-- DATA SECTION start --
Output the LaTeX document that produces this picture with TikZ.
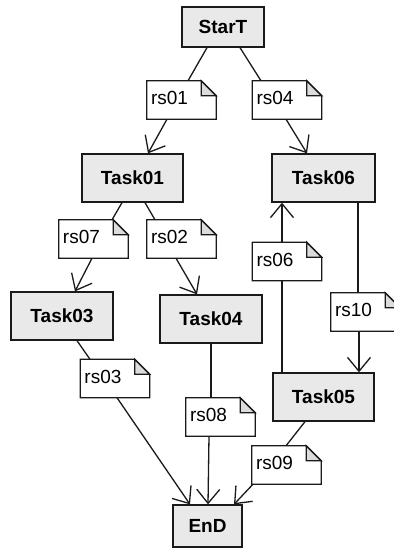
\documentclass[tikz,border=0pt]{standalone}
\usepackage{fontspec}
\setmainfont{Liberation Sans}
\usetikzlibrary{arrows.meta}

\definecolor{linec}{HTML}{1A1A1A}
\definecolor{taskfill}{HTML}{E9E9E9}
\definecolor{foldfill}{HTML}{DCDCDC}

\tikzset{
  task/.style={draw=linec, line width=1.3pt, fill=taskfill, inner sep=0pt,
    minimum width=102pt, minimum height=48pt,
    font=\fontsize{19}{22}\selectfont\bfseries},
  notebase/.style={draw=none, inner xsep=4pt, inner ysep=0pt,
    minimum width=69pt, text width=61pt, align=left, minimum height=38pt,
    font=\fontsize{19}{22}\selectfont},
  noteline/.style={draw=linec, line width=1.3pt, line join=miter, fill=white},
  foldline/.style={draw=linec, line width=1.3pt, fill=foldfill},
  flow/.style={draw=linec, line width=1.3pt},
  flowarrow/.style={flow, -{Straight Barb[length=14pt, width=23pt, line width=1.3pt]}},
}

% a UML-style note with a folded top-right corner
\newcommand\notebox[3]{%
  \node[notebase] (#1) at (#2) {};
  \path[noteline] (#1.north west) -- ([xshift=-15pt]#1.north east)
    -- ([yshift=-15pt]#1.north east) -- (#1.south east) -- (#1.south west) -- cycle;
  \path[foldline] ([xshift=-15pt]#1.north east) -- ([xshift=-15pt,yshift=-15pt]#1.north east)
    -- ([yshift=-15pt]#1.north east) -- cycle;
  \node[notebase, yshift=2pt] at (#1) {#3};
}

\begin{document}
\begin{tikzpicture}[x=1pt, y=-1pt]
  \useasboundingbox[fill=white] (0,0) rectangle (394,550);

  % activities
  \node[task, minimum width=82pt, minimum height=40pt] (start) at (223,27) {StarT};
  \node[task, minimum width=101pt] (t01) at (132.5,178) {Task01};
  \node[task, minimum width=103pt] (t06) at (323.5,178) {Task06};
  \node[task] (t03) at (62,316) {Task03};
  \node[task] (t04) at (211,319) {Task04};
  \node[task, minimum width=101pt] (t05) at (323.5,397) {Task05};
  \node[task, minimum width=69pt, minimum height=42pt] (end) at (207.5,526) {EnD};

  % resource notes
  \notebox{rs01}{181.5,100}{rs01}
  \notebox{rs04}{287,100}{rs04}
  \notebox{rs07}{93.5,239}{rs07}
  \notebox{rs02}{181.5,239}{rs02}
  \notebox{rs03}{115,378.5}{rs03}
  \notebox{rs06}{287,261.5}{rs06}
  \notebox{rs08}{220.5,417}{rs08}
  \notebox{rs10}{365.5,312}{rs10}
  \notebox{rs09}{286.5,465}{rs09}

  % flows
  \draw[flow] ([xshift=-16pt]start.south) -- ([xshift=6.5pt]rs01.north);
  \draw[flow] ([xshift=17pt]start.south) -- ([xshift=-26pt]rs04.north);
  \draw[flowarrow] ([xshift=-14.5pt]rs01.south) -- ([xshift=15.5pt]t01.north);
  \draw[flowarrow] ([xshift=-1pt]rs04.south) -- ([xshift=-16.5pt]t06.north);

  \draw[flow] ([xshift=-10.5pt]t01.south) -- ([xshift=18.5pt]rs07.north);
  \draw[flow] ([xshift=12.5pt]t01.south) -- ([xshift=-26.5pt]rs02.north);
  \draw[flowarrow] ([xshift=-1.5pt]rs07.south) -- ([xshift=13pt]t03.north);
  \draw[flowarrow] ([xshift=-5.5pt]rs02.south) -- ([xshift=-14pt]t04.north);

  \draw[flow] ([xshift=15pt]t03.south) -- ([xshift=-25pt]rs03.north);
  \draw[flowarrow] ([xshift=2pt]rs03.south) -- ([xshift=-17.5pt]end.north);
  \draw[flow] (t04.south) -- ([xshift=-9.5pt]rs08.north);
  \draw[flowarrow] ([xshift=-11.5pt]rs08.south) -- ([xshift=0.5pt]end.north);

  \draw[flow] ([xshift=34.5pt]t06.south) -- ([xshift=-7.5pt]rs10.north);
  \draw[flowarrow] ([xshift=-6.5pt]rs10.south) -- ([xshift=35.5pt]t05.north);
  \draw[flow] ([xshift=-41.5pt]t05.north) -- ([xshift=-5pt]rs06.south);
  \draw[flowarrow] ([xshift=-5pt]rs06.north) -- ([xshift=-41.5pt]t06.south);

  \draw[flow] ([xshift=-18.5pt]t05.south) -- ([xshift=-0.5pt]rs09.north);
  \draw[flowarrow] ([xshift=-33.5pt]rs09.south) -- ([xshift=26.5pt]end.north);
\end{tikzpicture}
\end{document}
-- DATA SECTION end --
## EXERCISE PROMPT
Print each line of the material above exactly, with the pictures removed from your copy.

## EXERCISE RESULT
Output the LaTeX document that produces this picture with TikZ.
\documentclass[tikz,border=0pt]{standalone}
\usepackage{fontspec}
\setmainfont{Liberation Sans}
\usetikzlibrary{arrows.meta}

\definecolor{linec}{HTML}{1A1A1A}
\definecolor{taskfill}{HTML}{E9E9E9}
\definecolor{foldfill}{HTML}{DCDCDC}

\tikzset{
  task/.style={draw=linec, line width=1.3pt, fill=taskfill, inner sep=0pt,
    minimum width=102pt, minimum height=48pt,
    font=\fontsize{19}{22}\selectfont\bfseries},
  notebase/.style={draw=none, inner xsep=4pt, inner ysep=0pt,
    minimum width=69pt, text width=61pt, align=left, minimum height=38pt,
    font=\fontsize{19}{22}\selectfont},
  noteline/.style={draw=linec, line width=1.3pt, line join=miter, fill=white},
  foldline/.style={draw=linec, line width=1.3pt, fill=foldfill},
  flow/.style={draw=linec, line width=1.3pt},
  flowarrow/.style={flow, -{Straight Barb[length=14pt, width=23pt, line width=1.3pt]}},
}

% a UML-style note with a folded top-right corner
\newcommand\notebox[3]{%
  \node[notebase] (#1) at (#2) {};
  \path[noteline] (#1.north west) -- ([xshift=-15pt]#1.north east)
    -- ([yshift=-15pt]#1.north east) -- (#1.south east) -- (#1.south west) -- cycle;
  \path[foldline] ([xshift=-15pt]#1.north east) -- ([xshift=-15pt,yshift=-15pt]#1.north east)
    -- ([yshift=-15pt]#1.north east) -- cycle;
  \node[notebase, yshift=2pt] at (#1) {#3};
}

\begin{document}
\begin{tikzpicture}[x=1pt, y=-1pt]
  \useasboundingbox[fill=white] (0,0) rectangle (394,550);

  % activities
  \node[task, minimum width=82pt, minimum height=40pt] (start) at (223,27) {StarT};
  \node[task, minimum width=101pt] (t01) at (132.5,178) {Task01};
  \node[task, minimum width=103pt] (t06) at (323.5,178) {Task06};
  \node[task] (t03) at (62,316) {Task03};
  \node[task] (t04) at (211,319) {Task04};
  \node[task, minimum width=101pt] (t05) at (323.5,397) {Task05};
  \node[task, minimum width=69pt, minimum height=42pt] (end) at (207.5,526) {EnD};

  % resource notes
  \notebox{rs01}{181.5,100}{rs01}
  \notebox{rs04}{287,100}{rs04}
  \notebox{rs07}{93.5,239}{rs07}
  \notebox{rs02}{181.5,239}{rs02}
  \notebox{rs03}{115,378.5}{rs03}
  \notebox{rs06}{287,261.5}{rs06}
  \notebox{rs08}{220.5,417}{rs08}
  \notebox{rs10}{365.5,312}{rs10}
  \notebox{rs09}{286.5,465}{rs09}

  % flows
  \draw[flow] ([xshift=-16pt]start.south) -- ([xshift=6.5pt]rs01.north);
  \draw[flow] ([xshift=17pt]start.south) -- ([xshift=-26pt]rs04.north);
  \draw[flowarrow] ([xshift=-14.5pt]rs01.south) -- ([xshift=15.5pt]t01.north);
  \draw[flowarrow] ([xshift=-1pt]rs04.south) -- ([xshift=-16.5pt]t06.north);

  \draw[flow] ([xshift=-10.5pt]t01.south) -- ([xshift=18.5pt]rs07.north);
  \draw[flow] ([xshift=12.5pt]t01.south) -- ([xshift=-26.5pt]rs02.north);
  \draw[flowarrow] ([xshift=-1.5pt]rs07.south) -- ([xshift=13pt]t03.north);
  \draw[flowarrow] ([xshift=-5.5pt]rs02.south) -- ([xshift=-14pt]t04.north);

  \draw[flow] ([xshift=15pt]t03.south) -- ([xshift=-25pt]rs03.north);
  \draw[flowarrow] ([xshift=2pt]rs03.south) -- ([xshift=-17.5pt]end.north);
  \draw[flow] (t04.south) -- ([xshift=-9.5pt]rs08.north);
  \draw[flowarrow] ([xshift=-11.5pt]rs08.south) -- ([xshift=0.5pt]end.north);

  \draw[flow] ([xshift=34.5pt]t06.south) -- ([xshift=-7.5pt]rs10.north);
  \draw[flowarrow] ([xshift=-6.5pt]rs10.south) -- ([xshift=35.5pt]t05.north);
  \draw[flow] ([xshift=-41.5pt]t05.north) -- ([xshift=-5pt]rs06.south);
  \draw[flowarrow] ([xshift=-5pt]rs06.north) -- ([xshift=-41.5pt]t06.south);

  \draw[flow] ([xshift=-18.5pt]t05.south) -- ([xshift=-0.5pt]rs09.north);
  \draw[flowarrow] ([xshift=-33.5pt]rs09.south) -- ([xshift=26.5pt]end.north);
\end{tikzpicture}
\end{document}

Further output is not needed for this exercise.